BOKF Takes Government Actions to Task

“Last year, we discussed the details of our 17th consecutive year of record earnings, and indicated that 2008 would be a difficult year,” said Stan Lybarger president and CEO of BOKF. “We certainly didn’t anticipate that last year would be the most tumultuous year in U.S. banking since the 1930s.”
Overall, BOK Financial, the largest commercial bank in the country to decline participation in the TARP or the Troubled Asset Relief Program – an initiative to provide banks with additional capital, views the combination of all government support initiatives “has been a net positive and served to stabilize the industry,” Lybarger said. “However, efforts to place capital into many banks beyond the large ‘systemically important’ institutions have been misguided,” he said.

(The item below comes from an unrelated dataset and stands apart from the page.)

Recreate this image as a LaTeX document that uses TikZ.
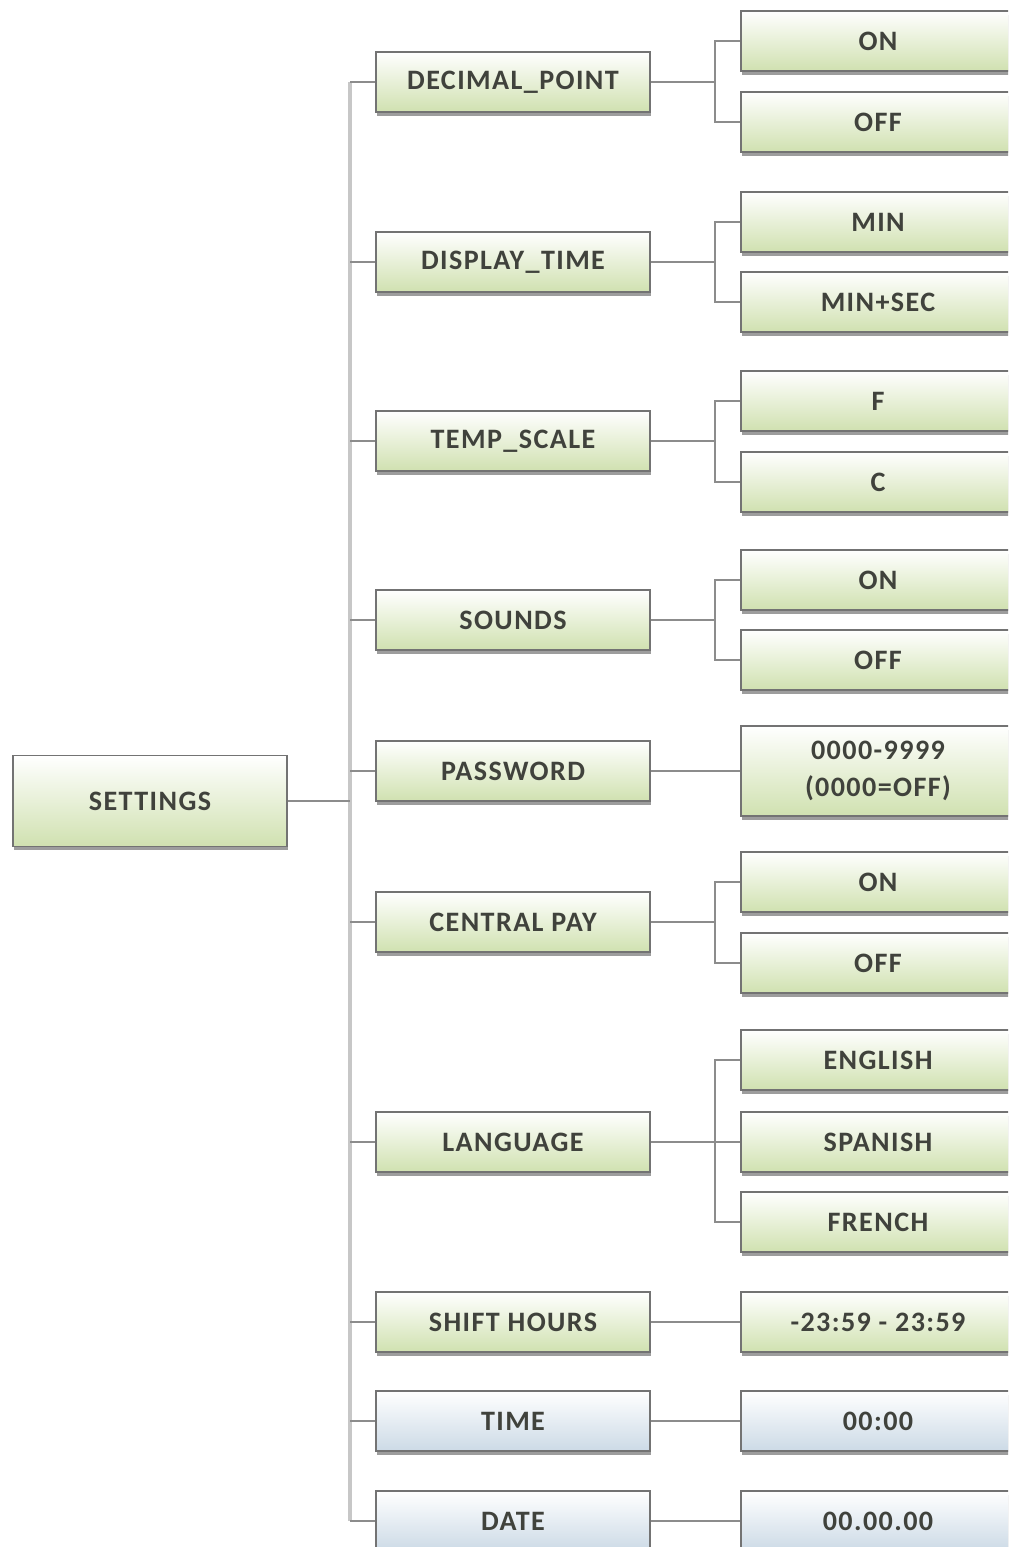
\documentclass[tikz,border=0pt]{standalone}
\usepackage{fontspec}
\setmainfont[LetterSpace=5]{Carlito}
\usetikzlibrary{shadows}
\definecolor{boxgreen}{RGB}{208,225,176}
\definecolor{boxblue}{RGB}{204,218,230}
\definecolor{textgray}{RGB}{64,66,60}
\tikzset{
  menubox/.style={draw=black!55, line width=0.9pt, minimum width=5.48cm, minimum height=1.2cm,
    inner sep=0pt, align=center, top color=white, bottom color=boxgreen,
    drop shadow={shadow xshift=0.5pt, shadow yshift=-2pt, opacity=0.55, fill=black!70},
    font=\bfseries\fontsize{16}{21}\selectfont, text=textgray},
  bluebox/.style={menubox, bottom color=boxblue},
  link/.style={draw=black!45, line width=1.1pt},
  trunkline/.style={draw=black!22, line width=2pt},
}
\begin{document}
\begin{tikzpicture}[x=0.02cm, y=-0.02cm]
\useasboundingbox (0,0) rectangle (1008,1547);
\clip (0,0) rectangle (1008,1547);

% root
\node[menubox, minimum height=1.82cm] (settings) at (150,801) {SETTINGS};

% menu entries
\node[menubox] (dp)   at (513,82)   {DECIMAL\_POINT};
\node[menubox] (dt)   at (513,262)  {DISPLAY\_TIME};
\node[menubox] (ts)   at (513,441)  {TEMP\_SCALE};
\node[menubox] (snd)  at (513,620)  {SOUNDS};
\node[menubox] (pw)   at (513,771)  {PASSWORD};
\node[menubox] (cp)   at (513,922)  {CENTRAL PAY};
\node[menubox] (lang) at (513,1142) {LANGUAGE};
\node[menubox] (sh)   at (513,1322) {SHIFT HOURS};
\node[bluebox] (time) at (513,1421) {TIME};
\node[bluebox] (date) at (513,1521) {DATE};

% values
\node[menubox] (dp1) at (878,41)  {ON};
\node[menubox] (dp2) at (878,122) {OFF};
\node[menubox] (dt1) at (878,222) {MIN};
\node[menubox] (dt2) at (878,302) {MIN+SEC};
\node[menubox] (ts1) at (878,401) {F};
\node[menubox] (ts2) at (878,482) {C};
\node[menubox] (snd1) at (878,580) {ON};
\node[menubox] (snd2) at (878,660) {OFF};
\node[menubox, minimum height=1.8cm] (pw1) at (878,771) {0000-9999\\(0000=OFF)};
\node[menubox] (cp1) at (878,882) {ON};
\node[menubox] (cp2) at (878,963) {OFF};
\node[menubox] (lang1) at (878,1060) {ENGLISH};
\node[menubox] (lang2) at (878,1142) {SPANISH};
\node[menubox] (lang3) at (878,1222) {FRENCH};
\node[menubox] (sh1) at (878,1322) {-23:59 - 23:59};
\node[bluebox] (time1) at (878,1421) {00:00};
\node[bluebox] (date1) at (878,1521) {00.00.00};

% trunk
\coordinate (trunk) at (350,801);
\draw[trunkline] (trunk |- dp.west) -- (trunk |- date.west);
\draw[link] (settings.east) -- (trunk);
\foreach \m in {dp,dt,ts,snd,pw,cp,lang,sh,time,date}
  \draw[link] (trunk |- \m.west) -- (\m.west);

% brackets
\foreach \m/\c in {dp/dp1,dp/dp2,dt/dt1,dt/dt2,ts/ts1,ts/ts2,snd/snd1,snd/snd2,
    pw/pw1,cp/cp1,cp/cp2,lang/lang1,lang/lang2,lang/lang3,sh/sh1,time/time1,date/date1}
  \draw[link] (\m.east) -- ++(64,0) |- (\c.west);
\end{tikzpicture}
\end{document}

More of the weaker financial institutions should have been allowed to fail, with more assets liquidated or sold to healthy institutions in government assisted transactions, he said.
“Instead, we have preserved and institutionalized poor performance,” he said. “This will negatively impact the recovery, by leaving the walking dead in place without the capital, funding, or skill to help support sound economic recovery.”
Lybarger was also critical of the FDIC’s recent increase in deposit insurance premiums and a series of special assessments.
“Unfortunately, this has been politicized, with the rate of the special assessment now dependent on the size of the line of credit Congress will authorize for the FDIC,” he said. “Depending on the outcome, the special assessment will add between $3.5 and $7 million per quarter to BOK Financial’s deposit insurance costs. The current flat rate system punishes the strong banks for the irresponsible decisions of the weak.”
He said the FDIC needs to develop a risk based premium structure to incent banks to avoid imprudent risk.
“A large opportunity to replenish the insurance fund was missed, when the FDIC under-priced the insurance premiums on their term debt liquidity programs,” Lybarger said.
With this backdrop of economic decline, large bank failures, and widespread government assistance, BOKF reported 2008 earnings of $153 million.
“We did this after aggressively adding over $100 million, net of charge-offs, to our loan loss reserves. Clearly the performance was disappointing and below our expectations,” Lybarger said.
BOKF ended the year with net charge-offs of $102 million or 79 basis points of period-end loans. Non-performing assets totaled $342 million or 2.65% of period end loans.
Increased credit costs concealed BOK Financial’s solid growth in core earnings,” Lybarger said.
“For the first time in the company’s history, we surpassed $1 billion in total revenue,” he said. “There was solid growth in loans, deposits, and fee revenue, and operating expenses were well controlled.”